▸ **OBJECTIVE**
Count every line in the entries that contains "this". Report that count alone.
===== INFORMATION SHOWN =====
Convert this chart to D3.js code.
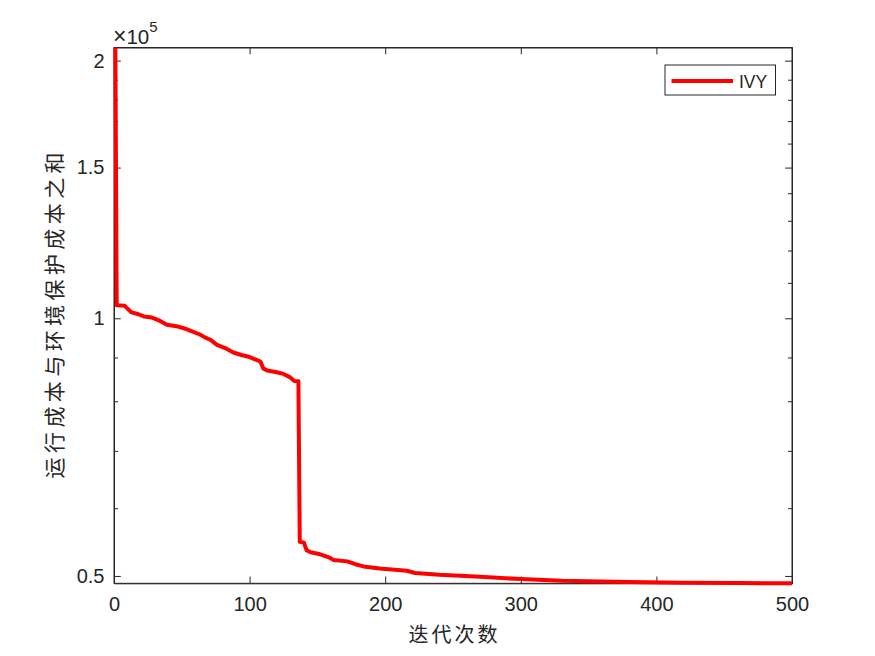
=====
===== INFORMATION SHOWN =====
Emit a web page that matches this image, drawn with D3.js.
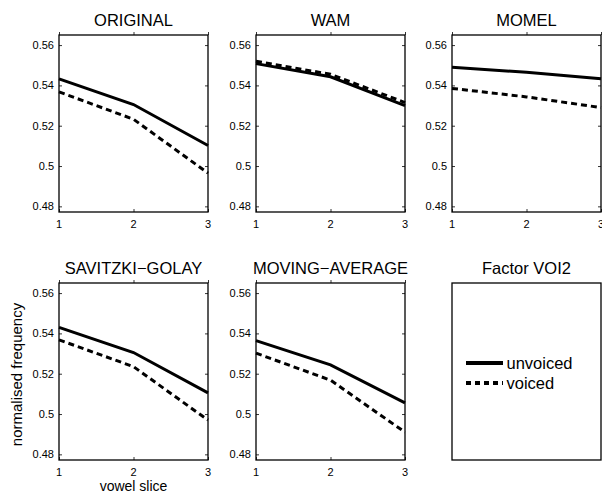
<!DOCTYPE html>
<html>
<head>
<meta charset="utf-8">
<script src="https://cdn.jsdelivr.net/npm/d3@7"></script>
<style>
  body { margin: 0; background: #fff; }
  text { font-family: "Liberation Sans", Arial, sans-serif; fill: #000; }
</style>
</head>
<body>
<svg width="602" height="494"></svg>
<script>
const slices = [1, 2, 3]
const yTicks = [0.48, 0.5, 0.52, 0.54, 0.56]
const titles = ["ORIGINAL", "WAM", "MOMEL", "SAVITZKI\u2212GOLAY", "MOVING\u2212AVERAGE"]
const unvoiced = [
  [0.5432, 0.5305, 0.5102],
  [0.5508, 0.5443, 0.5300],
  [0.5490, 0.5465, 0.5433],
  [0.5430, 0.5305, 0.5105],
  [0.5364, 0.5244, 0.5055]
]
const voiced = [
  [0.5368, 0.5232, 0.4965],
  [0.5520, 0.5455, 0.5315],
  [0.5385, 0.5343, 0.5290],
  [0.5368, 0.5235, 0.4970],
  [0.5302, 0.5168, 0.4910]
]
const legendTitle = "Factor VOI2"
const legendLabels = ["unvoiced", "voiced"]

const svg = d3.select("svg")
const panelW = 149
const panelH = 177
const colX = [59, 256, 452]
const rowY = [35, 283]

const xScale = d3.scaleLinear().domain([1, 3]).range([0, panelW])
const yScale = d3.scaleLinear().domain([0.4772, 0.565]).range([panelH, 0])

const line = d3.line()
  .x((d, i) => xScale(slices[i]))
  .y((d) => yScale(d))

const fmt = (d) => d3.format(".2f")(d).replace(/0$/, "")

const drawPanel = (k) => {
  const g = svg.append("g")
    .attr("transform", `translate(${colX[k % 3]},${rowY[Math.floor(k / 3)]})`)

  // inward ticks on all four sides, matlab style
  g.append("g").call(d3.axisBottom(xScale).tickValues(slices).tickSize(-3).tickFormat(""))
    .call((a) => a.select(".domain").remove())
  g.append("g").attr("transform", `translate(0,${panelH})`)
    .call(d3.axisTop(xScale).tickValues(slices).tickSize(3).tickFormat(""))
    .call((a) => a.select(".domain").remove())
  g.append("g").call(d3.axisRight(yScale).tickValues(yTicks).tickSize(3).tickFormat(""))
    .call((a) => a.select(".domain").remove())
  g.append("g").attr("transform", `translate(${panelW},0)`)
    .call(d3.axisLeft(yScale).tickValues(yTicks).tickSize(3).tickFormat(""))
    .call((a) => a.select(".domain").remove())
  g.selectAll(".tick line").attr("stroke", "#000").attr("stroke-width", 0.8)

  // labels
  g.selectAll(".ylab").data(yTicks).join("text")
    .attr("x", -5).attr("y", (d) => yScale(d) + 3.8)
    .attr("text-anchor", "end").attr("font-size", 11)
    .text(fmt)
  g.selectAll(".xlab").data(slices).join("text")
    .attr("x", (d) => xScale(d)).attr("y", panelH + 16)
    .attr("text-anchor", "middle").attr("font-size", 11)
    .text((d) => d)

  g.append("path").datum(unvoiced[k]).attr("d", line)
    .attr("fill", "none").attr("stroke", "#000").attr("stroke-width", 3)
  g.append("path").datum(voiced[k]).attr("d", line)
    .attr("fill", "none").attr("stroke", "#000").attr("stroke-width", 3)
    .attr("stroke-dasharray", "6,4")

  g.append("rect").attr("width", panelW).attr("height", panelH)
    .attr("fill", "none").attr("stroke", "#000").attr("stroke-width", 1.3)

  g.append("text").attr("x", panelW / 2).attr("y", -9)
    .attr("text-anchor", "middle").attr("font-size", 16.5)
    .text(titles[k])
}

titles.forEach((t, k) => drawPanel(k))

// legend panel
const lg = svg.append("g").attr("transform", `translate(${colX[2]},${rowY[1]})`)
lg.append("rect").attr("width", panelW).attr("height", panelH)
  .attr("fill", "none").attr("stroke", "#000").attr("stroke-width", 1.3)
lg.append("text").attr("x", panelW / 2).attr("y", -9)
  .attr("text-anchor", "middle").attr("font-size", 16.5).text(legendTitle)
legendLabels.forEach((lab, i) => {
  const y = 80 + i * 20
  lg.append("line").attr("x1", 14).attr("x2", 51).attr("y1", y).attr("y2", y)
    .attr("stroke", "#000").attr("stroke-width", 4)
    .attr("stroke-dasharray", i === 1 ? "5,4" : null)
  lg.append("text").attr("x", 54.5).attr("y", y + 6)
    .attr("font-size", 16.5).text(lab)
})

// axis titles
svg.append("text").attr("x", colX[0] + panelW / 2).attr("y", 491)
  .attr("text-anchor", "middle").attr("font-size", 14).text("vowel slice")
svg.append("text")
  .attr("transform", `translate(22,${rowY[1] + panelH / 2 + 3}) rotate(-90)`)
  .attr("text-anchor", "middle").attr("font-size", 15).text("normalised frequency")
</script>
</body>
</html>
=====
▸ **ANSWER TO THE PROBLEM**
2